== TASK OBJECTIVE ==
Do not repeat pictures. Repeat exactly the lines of the listing below from its first line through the line with "from bokeh.resources import INLINE".

== MATERIAL PROVIDED ==
────

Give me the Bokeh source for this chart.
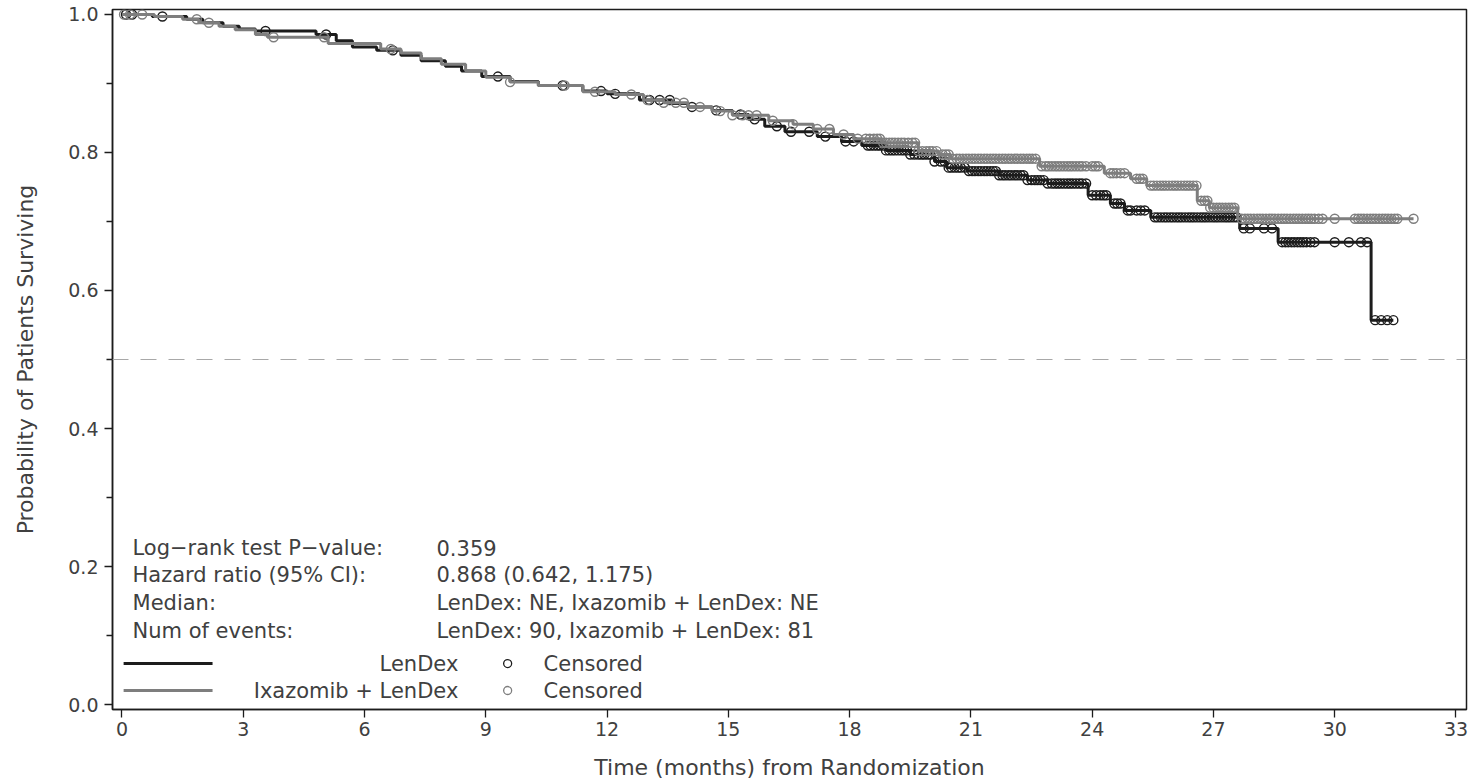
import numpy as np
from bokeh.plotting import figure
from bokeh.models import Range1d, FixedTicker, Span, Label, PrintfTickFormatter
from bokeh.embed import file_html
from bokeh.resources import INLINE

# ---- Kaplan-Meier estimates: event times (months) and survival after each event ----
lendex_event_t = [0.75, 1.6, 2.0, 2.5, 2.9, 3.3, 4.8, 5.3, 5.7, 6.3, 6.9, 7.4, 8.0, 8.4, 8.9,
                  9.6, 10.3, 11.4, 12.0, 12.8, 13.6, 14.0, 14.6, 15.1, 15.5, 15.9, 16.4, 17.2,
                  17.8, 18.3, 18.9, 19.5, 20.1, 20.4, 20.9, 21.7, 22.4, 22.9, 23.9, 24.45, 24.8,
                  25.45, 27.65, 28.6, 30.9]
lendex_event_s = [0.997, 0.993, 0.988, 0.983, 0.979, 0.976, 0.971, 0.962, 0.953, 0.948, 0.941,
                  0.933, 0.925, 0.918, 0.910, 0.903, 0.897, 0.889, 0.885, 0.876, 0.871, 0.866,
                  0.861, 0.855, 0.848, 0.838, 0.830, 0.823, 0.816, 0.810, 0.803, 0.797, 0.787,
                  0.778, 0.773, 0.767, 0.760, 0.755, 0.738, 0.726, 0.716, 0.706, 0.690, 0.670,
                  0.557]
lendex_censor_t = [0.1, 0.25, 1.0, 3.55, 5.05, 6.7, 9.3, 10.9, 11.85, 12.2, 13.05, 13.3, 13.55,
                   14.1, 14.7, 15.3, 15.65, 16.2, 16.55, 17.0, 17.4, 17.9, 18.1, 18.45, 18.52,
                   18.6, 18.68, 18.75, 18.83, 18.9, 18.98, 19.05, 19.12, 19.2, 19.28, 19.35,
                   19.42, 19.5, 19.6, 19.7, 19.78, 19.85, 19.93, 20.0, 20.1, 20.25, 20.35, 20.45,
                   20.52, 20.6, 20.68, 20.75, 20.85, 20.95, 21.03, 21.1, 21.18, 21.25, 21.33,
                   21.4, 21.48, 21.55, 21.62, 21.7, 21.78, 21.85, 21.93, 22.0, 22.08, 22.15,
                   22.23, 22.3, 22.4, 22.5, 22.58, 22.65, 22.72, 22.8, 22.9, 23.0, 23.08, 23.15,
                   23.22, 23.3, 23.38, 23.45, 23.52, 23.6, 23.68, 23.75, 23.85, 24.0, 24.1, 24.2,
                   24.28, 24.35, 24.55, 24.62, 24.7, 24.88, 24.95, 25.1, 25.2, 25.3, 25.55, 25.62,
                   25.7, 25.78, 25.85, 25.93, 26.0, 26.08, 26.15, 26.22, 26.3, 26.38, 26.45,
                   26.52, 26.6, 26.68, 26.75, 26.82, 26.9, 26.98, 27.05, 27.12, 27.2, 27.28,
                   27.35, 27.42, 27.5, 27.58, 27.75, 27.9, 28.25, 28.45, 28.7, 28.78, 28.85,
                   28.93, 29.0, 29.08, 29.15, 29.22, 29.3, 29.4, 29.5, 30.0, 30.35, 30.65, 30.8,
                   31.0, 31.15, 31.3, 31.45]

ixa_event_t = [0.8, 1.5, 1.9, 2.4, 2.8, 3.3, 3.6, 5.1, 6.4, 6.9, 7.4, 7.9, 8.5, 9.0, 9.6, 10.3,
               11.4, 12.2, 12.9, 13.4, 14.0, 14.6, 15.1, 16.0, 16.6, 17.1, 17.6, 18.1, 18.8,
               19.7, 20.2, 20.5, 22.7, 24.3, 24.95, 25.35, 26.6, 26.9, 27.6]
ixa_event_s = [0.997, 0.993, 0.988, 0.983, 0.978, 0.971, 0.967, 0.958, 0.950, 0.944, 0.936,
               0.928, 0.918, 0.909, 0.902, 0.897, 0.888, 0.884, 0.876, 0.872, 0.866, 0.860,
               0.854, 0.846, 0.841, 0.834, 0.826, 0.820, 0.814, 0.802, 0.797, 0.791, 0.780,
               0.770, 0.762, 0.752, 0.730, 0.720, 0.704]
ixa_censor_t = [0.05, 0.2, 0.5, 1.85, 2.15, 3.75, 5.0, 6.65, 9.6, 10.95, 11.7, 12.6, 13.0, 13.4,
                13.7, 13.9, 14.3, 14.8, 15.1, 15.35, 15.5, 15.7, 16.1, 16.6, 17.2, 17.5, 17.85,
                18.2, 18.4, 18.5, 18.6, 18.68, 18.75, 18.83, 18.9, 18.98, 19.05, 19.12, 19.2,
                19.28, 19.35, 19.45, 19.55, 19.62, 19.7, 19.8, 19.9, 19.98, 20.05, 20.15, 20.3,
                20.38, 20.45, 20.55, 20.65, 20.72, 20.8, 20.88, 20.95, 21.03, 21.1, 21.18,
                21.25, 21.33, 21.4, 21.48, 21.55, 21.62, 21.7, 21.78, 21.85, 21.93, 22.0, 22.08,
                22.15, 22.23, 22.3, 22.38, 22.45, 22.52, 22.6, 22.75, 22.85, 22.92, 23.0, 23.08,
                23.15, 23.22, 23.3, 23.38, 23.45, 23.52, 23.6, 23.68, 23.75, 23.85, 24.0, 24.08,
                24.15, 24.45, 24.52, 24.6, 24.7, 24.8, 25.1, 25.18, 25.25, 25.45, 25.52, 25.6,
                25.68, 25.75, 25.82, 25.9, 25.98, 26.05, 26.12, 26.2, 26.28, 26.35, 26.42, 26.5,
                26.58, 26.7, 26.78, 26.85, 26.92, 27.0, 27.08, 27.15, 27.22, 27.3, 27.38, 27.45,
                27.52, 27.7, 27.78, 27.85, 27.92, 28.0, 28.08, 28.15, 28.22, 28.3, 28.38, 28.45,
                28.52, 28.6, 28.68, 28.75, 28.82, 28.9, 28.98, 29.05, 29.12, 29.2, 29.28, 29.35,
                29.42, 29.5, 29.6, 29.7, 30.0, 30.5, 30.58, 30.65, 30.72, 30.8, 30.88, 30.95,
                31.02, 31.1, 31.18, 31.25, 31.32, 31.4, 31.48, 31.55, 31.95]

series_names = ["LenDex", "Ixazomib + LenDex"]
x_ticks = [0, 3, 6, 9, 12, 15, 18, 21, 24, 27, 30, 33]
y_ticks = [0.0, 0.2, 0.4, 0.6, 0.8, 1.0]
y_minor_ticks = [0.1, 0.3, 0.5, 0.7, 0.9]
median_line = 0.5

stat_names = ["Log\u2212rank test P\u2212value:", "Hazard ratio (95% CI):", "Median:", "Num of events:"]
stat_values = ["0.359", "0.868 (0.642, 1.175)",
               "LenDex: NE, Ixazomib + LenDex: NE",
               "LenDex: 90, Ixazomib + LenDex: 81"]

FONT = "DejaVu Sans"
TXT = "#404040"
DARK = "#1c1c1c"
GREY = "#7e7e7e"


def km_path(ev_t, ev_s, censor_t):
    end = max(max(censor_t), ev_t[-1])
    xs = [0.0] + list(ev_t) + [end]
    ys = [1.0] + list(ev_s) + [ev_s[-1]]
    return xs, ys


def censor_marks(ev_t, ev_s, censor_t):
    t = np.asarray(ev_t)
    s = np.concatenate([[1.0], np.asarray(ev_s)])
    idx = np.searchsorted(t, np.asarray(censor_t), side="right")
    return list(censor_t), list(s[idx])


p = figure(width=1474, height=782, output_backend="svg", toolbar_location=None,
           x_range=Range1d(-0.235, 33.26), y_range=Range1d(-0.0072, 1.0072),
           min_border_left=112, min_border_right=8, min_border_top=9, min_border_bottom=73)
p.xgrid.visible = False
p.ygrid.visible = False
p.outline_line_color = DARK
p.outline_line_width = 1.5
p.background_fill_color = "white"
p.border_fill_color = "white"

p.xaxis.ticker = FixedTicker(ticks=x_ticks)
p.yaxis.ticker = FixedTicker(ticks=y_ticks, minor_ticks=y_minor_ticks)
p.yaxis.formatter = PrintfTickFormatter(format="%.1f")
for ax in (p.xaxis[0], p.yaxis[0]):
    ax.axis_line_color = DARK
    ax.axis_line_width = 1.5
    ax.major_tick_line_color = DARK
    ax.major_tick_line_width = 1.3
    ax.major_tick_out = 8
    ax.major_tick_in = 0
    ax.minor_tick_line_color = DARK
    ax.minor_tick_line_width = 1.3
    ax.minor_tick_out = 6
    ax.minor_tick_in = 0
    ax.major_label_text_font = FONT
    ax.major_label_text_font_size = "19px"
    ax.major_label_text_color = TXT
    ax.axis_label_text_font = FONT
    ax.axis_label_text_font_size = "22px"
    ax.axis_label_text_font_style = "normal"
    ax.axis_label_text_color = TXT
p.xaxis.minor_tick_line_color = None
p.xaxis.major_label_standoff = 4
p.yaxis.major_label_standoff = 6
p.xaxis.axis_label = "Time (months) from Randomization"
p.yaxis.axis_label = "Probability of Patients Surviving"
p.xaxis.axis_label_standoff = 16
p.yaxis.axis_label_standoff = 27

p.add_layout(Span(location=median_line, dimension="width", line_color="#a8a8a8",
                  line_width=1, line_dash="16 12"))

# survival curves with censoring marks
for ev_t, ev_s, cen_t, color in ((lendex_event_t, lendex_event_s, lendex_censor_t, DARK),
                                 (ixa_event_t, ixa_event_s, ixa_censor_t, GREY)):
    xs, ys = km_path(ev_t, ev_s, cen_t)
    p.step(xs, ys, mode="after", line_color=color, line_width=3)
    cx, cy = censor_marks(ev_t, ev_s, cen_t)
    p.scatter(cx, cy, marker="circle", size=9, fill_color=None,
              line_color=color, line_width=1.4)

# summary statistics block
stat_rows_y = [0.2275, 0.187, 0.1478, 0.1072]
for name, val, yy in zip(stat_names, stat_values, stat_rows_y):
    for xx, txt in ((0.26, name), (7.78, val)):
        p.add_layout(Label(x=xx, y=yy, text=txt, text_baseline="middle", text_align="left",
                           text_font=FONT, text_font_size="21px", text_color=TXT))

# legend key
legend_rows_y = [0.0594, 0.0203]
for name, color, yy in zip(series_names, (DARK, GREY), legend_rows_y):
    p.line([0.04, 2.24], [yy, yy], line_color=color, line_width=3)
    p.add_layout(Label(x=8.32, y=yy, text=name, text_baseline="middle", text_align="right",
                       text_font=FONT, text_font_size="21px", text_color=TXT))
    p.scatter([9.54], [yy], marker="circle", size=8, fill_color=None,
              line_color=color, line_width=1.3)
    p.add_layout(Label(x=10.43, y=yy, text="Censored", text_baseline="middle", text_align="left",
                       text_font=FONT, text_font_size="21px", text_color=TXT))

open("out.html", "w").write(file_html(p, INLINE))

────

== OUTPUT BELOW ==
Give me the Bokeh source for this chart.
import numpy as np
from bokeh.plotting import figure
from bokeh.models import Range1d, FixedTicker, Span, Label, PrintfTickFormatter
from bokeh.embed import file_html
from bokeh.resources import INLINE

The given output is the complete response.